If you have one in your area, go to a shop where you can try out some stuff - i was lucky to live in Berlin for a while so going to Schneiders and trying out some modules was hugely informative (interfaces matter!).
@alanza’s advice for learning modular is really good. If there’s a module you want, do try to see if you can recreate some of its functions with what you already have. It might not satisfy but you’ll learn something along the way! Have fun!


And if that isn’t enough to persuade you, how about this


i’m also pretty new to eurorack (~7 months since i built my case), and came into it from a similar place. i definitely agree with everyone about more modulation, and i agree about not going wild with dense modules, but i’ll add a counterpoint: as a newbie who jumped into Pam’s New Workout i’m very glad i did.

it adds a ridiculous amount of functionality to a small case, and while it is definitely more menu-divey than a lot of the other modules, it only takes a few clicks and scrolls to get 8 simple gates, waveforms, (basic) envelopes, and/or random voltages that all follow different divisions of the same clock. it’s also a very simple sequencer if you want it to be. and since it’s deep af, you can get to that other functionality when you want to.

maths and PNW are my only sources of modulation and envelopes, and i almost never run out of outputs in my small system.
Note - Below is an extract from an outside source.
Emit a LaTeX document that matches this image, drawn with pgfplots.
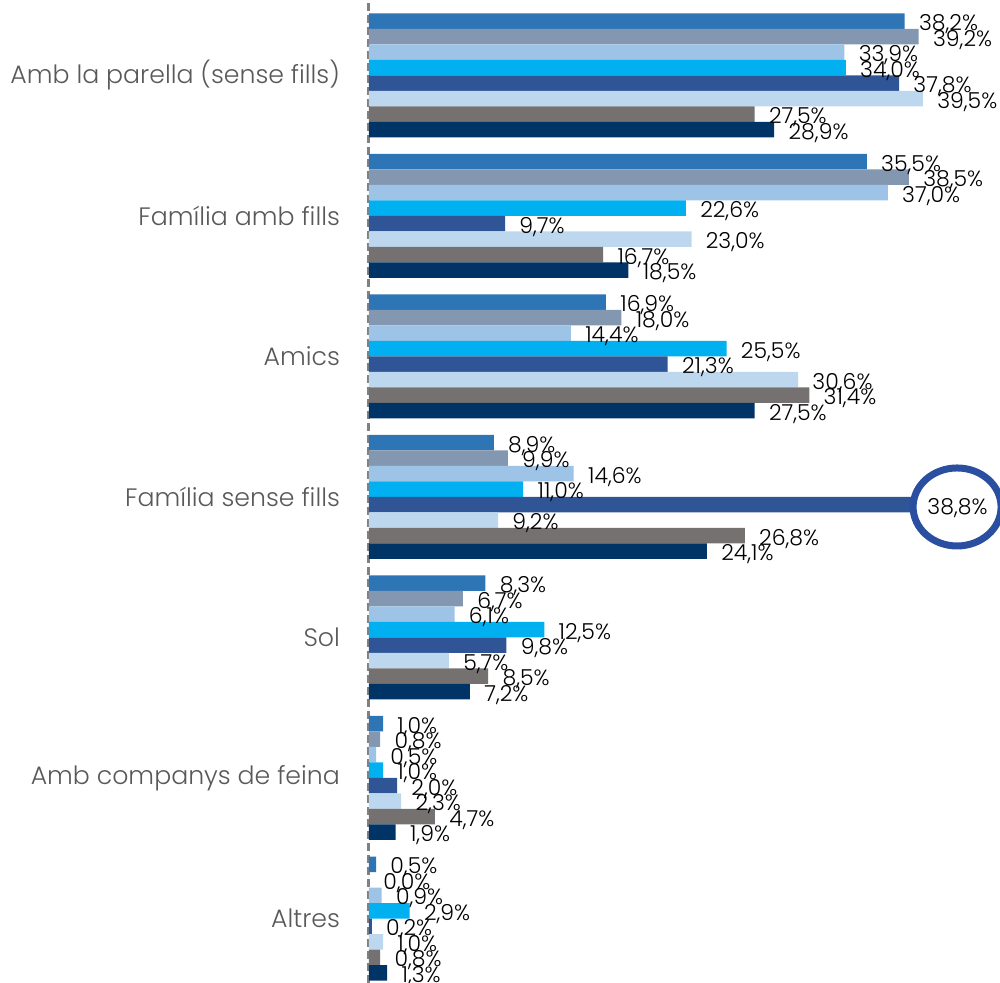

What is it that you don’t like about the Slope section? I think when I started with an 0-Coast 18 months or so ago, I was under-utilizing the Voltage Math section for mixing/attenuversion, which opens up Slope to be more Maths-like if you haven’t messed around with it too much.
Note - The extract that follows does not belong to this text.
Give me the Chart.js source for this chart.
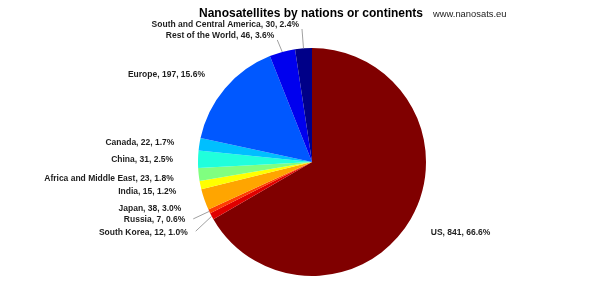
<!DOCTYPE html>
<html>
<head>
<meta charset="utf-8">
<script src="https://cdn.jsdelivr.net/npm/chart.js@4"></script>
<style>
  html, body { margin: 0; padding: 0; background: #fff; }
  #wrap { width: 603px; height: 306px; }
</style>
</head>
<body>
<div id="wrap"><canvas id="pieChart" width="603" height="306"></canvas></div>
<script>
// data, clockwise from 12 o'clock
const regions = ['US', 'South Korea', 'Russia', 'Japan', 'India', 'Africa and Middle East',
    'China', 'Canada', 'Europe', 'Rest of the World', 'South and Central America'];
const counts = [841, 12, 7, 38, 15, 23, 31, 22, 197, 46, 30];
const sliceColors = ['#800000', '#e00000', '#ff3c00', '#ffa500', '#ffff00', '#80ff80',
    '#20ffdc', '#00bfff', '#0058ff', '#0000ee', '#000088'];

// label placement relative to the slice's outer edge point: [dx, dy, leader line]
const labelLayout = [
    [20, 14, false], [-24, 16, true], [-24, 8.5, true], [-23, 9, false], [-24, 6.5, false],
    [-25, 4, false], [-25, 0.5, false], [-25, -2, false], [-20, -14, false],
    [-8, -16, true], [-4.5, -23.3, true]
];

const total = counts.reduce((a, b) => a + b, 0);

// draws title, source and the outside labels
const labelPlugin = {
    id: 'pieLabels',
    afterDraw(chart) {
        const ctx = chart.ctx;
        ctx.save();
        ctx.fillStyle = '#000';
        ctx.textBaseline = 'middle';
        ctx.textAlign = 'center';
        ctx.font = "bold 12px 'Liberation Sans', Arial, sans-serif";
        ctx.fillText('Nanosatellites by nations or continents', 311, 13.5);
        ctx.textAlign = 'left';
        ctx.fillStyle = '#222';
        ctx.font = "9.4px 'Liberation Sans', Arial, sans-serif";
        ctx.fillText('www.nanosats.eu', 433, 14);

        ctx.font = "bold 8.5px 'Liberation Sans', Arial, sans-serif";
        const arcs = chart.getDatasetMeta(0).data;
        arcs.forEach((arc, i) => {
            const mid = (arc.startAngle + arc.endAngle) / 2;
            const ex = arc.x + Math.cos(mid) * arc.outerRadius;
            const ey = arc.y + Math.sin(mid) * arc.outerRadius;
            const [dx, dy, leader] = labelLayout[i];
            const tx = ex + dx;
            const ty = ey + dy;
            const pct = (counts[i] / total * 100).toFixed(1);
            const text = regions[i] + ', ' + counts[i] + ', ' + pct + '%';
            ctx.textAlign = Math.cos(mid) > 0 ? 'left' : 'right';
            ctx.fillStyle = '#1e1e1e';
            ctx.fillText(text, tx, ty);
            if (leader) {
                ctx.strokeStyle = '#a0a0a0';
                ctx.lineWidth = 1;
                ctx.beginPath();
                if (dy < -10) {
                    ctx.moveTo(tx + 3, ty + 4);
                } else {
                    ctx.moveTo(tx + 8, ty - 1);
                }
                ctx.lineTo(ex, ey);
                ctx.stroke();
            }
        });
        ctx.restore();
    }
};

const ctx = document.getElementById('pieChart').getContext('2d');
new Chart(ctx, {
    type: 'pie',
    data: {
        labels: regions,
        datasets: [{
            data: counts,
            backgroundColor: sliceColors,
            borderWidth: 0
        }]
    },
    options: {
        responsive: false,
        animation: false,
        layout: { padding: { left: 198, right: 177, top: 48, bottom: 30 } },
        plugins: {
            legend: { display: false },
            tooltip: { enabled: false }
        }
    },
    plugins: [labelPlugin]
});
</script>
</body>
</html>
While I second Maths as a good starter module from my own experience, of course nothing is for everyone. If you’re really not vibing with Slope/Voltage Math, another option to look into would be Stages and Shades/Triatt for some of the same features you’d get from Maths in the same amount of space.


I actually didn’t like Pamela’s New Workout myself. Part of it is that it runs off either its own internal, or an external, master clock – everything is based on divisions or multiplications of that clock. I wanted something more flexible that could handle arbitrary gates, irregular patterns, swing, etc. – and maybe divide its efforts between multiple incoming gate streams rather than a single clock.

The other thing I didn’t like much was the interface. It seemed like one more button and a minor rearrange of the menu could have taken out a lot of tedium.

I tried a few other options and wound up with Teletype, which is a lot more flexible.


I think that Maths video may have pushed me over the edge. Also it gave me some insight for creating new patches on the 0-Coast. It also helped me realize how dense some of the modulation options on the 0-Coast can be for how simple it is! I’ll have enough to play with when my other modules arrive to determine if I want to pull the trigger on a Maths or not. I think it will likely be my next module, but I’ll know for sure if I feel limited by my options when I’m able to actually start patching with Rings and Clouds.

Thank you all for the advice so far! I’m so glad I decided to reach out to this community. I live on the ND/MN border, so unfortunately I don’t have many options for places I can try out or even just see eurorack gear. I did stop by Foxtone on a recent trip to Minneapolis. The person working plugged in an SQ-1 to a Rings strum input and then straight into a monitor. I couldn’t believe how beautiful it was for how few pieces there were. I didn’t stick around for long unfortunately, because my partner was visibly losing interest in my newly justified love affair with modular.

The cardboard blank panel is a brilliant idea. I was wondering how I would keep my cat from messing with the exposed psu of my incoming HEK, and that seems like a really clever and simple solution!


So you think tt can replace pnw? I’m as not very impressed with pnw interface as well, but I like its functionality. Very intrigued by tt…More immediate than pwn?


Definitely less immediate. If you want an immediate PNW that focuses on gates, you buy a Tempi.